» **Task objective**
Restate the full listing word for word and leave the pictures out.

■ ■ ■ ■ ■

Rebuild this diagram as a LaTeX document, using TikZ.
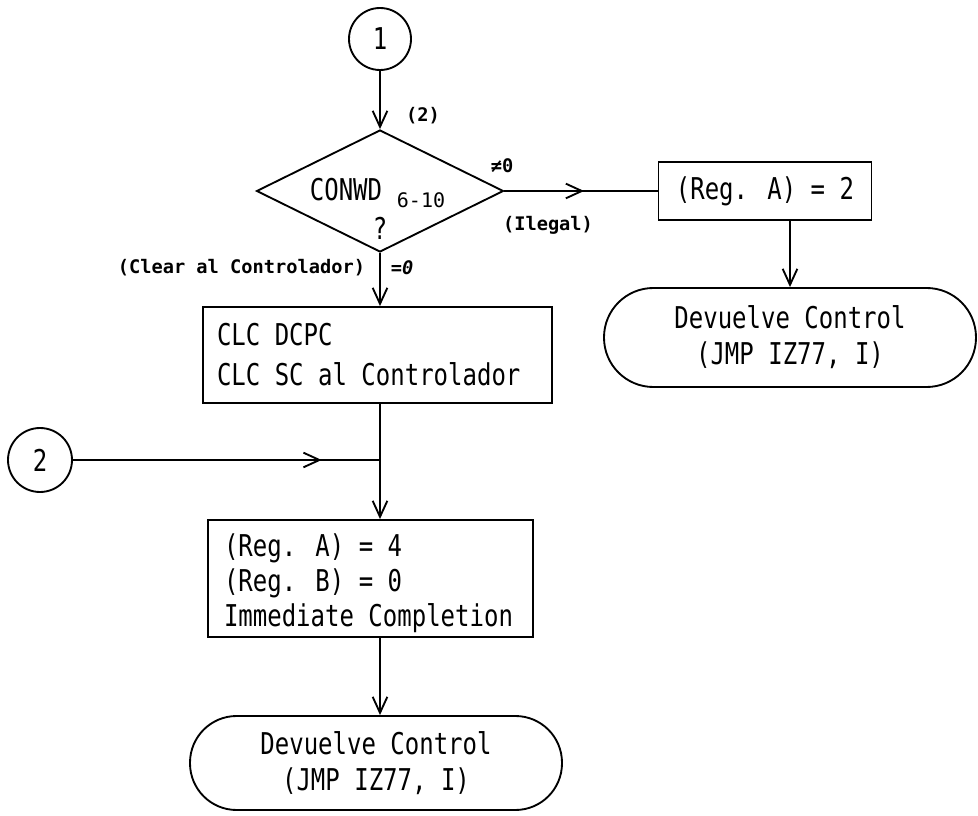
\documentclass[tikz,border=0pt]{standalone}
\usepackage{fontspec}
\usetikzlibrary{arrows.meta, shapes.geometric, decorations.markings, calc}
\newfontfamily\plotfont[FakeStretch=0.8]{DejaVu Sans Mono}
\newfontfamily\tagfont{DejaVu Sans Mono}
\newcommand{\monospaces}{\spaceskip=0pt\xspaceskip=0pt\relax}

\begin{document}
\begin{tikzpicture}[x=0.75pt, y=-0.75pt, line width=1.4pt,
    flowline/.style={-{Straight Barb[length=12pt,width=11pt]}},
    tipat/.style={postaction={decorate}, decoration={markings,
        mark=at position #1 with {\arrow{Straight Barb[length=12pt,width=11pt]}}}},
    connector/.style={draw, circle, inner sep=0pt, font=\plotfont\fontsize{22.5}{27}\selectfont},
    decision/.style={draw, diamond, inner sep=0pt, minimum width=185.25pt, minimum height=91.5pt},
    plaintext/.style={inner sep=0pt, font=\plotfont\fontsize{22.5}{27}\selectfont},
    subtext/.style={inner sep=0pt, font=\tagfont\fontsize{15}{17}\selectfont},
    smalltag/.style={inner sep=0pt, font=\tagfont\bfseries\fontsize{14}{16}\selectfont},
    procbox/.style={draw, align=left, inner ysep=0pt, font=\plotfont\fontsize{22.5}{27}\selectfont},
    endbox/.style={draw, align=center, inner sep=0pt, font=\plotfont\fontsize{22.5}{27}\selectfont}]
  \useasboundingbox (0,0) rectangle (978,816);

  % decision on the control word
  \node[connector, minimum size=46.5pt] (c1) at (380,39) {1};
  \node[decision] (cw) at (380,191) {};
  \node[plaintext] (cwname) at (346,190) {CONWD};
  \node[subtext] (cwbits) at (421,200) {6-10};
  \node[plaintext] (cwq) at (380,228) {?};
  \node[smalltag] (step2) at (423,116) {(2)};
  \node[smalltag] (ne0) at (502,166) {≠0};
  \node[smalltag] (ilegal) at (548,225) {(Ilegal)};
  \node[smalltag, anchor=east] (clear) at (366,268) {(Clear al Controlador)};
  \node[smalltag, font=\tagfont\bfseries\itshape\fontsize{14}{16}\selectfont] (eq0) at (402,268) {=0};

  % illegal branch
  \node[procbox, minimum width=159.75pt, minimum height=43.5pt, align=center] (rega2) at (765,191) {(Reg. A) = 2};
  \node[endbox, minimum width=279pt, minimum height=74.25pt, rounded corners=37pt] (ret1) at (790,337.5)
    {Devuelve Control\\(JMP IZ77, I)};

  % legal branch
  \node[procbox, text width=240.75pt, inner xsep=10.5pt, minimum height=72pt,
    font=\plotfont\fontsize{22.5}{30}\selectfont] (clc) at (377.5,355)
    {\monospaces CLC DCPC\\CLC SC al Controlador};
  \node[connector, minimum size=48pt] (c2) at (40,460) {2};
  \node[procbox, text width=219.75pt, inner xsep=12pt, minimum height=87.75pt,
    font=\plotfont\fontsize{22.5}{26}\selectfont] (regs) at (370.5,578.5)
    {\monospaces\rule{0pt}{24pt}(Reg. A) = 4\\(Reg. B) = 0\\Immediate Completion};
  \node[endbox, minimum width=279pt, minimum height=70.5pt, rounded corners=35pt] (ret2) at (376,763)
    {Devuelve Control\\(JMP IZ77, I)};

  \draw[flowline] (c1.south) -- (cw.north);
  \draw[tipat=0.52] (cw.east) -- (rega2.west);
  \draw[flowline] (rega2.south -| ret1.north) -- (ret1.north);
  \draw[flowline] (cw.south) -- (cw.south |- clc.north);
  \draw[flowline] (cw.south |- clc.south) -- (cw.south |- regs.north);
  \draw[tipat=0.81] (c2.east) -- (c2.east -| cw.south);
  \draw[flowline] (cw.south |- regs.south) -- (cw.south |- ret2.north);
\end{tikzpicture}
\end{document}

■ ■ ■ ■ ■

» **Full answer**
Rebuild this diagram as a LaTeX document, using TikZ.
\documentclass[tikz,border=0pt]{standalone}
\usepackage{fontspec}
\usetikzlibrary{arrows.meta, shapes.geometric, decorations.markings, calc}
\newfontfamily\plotfont[FakeStretch=0.8]{DejaVu Sans Mono}
\newfontfamily\tagfont{DejaVu Sans Mono}
\newcommand{\monospaces}{\spaceskip=0pt\xspaceskip=0pt\relax}

\begin{document}
\begin{tikzpicture}[x=0.75pt, y=-0.75pt, line width=1.4pt,
    flowline/.style={-{Straight Barb[length=12pt,width=11pt]}},
    tipat/.style={postaction={decorate}, decoration={markings,
        mark=at position #1 with {\arrow{Straight Barb[length=12pt,width=11pt]}}}},
    connector/.style={draw, circle, inner sep=0pt, font=\plotfont\fontsize{22.5}{27}\selectfont},
    decision/.style={draw, diamond, inner sep=0pt, minimum width=185.25pt, minimum height=91.5pt},
    plaintext/.style={inner sep=0pt, font=\plotfont\fontsize{22.5}{27}\selectfont},
    subtext/.style={inner sep=0pt, font=\tagfont\fontsize{15}{17}\selectfont},
    smalltag/.style={inner sep=0pt, font=\tagfont\bfseries\fontsize{14}{16}\selectfont},
    procbox/.style={draw, align=left, inner ysep=0pt, font=\plotfont\fontsize{22.5}{27}\selectfont},
    endbox/.style={draw, align=center, inner sep=0pt, font=\plotfont\fontsize{22.5}{27}\selectfont}]
  \useasboundingbox (0,0) rectangle (978,816);

  % decision on the control word
  \node[connector, minimum size=46.5pt] (c1) at (380,39) {1};
  \node[decision] (cw) at (380,191) {};
  \node[plaintext] (cwname) at (346,190) {CONWD};
  \node[subtext] (cwbits) at (421,200) {6-10};
  \node[plaintext] (cwq) at (380,228) {?};
  \node[smalltag] (step2) at (423,116) {(2)};
  \node[smalltag] (ne0) at (502,166) {≠0};
  \node[smalltag] (ilegal) at (548,225) {(Ilegal)};
  \node[smalltag, anchor=east] (clear) at (366,268) {(Clear al Controlador)};
  \node[smalltag, font=\tagfont\bfseries\itshape\fontsize{14}{16}\selectfont] (eq0) at (402,268) {=0};

  % illegal branch
  \node[procbox, minimum width=159.75pt, minimum height=43.5pt, align=center] (rega2) at (765,191) {(Reg. A) = 2};
  \node[endbox, minimum width=279pt, minimum height=74.25pt, rounded corners=37pt] (ret1) at (790,337.5)
    {Devuelve Control\\(JMP IZ77, I)};

  % legal branch
  \node[procbox, text width=240.75pt, inner xsep=10.5pt, minimum height=72pt,
    font=\plotfont\fontsize{22.5}{30}\selectfont] (clc) at (377.5,355)
    {\monospaces CLC DCPC\\CLC SC al Controlador};
  \node[connector, minimum size=48pt] (c2) at (40,460) {2};
  \node[procbox, text width=219.75pt, inner xsep=12pt, minimum height=87.75pt,
    font=\plotfont\fontsize{22.5}{26}\selectfont] (regs) at (370.5,578.5)
    {\monospaces\rule{0pt}{24pt}(Reg. A) = 4\\(Reg. B) = 0\\Immediate Completion};
  \node[endbox, minimum width=279pt, minimum height=70.5pt, rounded corners=35pt] (ret2) at (376,763)
    {Devuelve Control\\(JMP IZ77, I)};

  \draw[flowline] (c1.south) -- (cw.north);
  \draw[tipat=0.52] (cw.east) -- (rega2.west);
  \draw[flowline] (rega2.south -| ret1.north) -- (ret1.north);
  \draw[flowline] (cw.south) -- (cw.south |- clc.north);
  \draw[flowline] (cw.south |- clc.south) -- (cw.south |- regs.north);
  \draw[tipat=0.81] (c2.east) -- (c2.east -| cw.south);
  \draw[flowline] (cw.south |- regs.south) -- (cw.south |- ret2.north);
\end{tikzpicture}
\end{document}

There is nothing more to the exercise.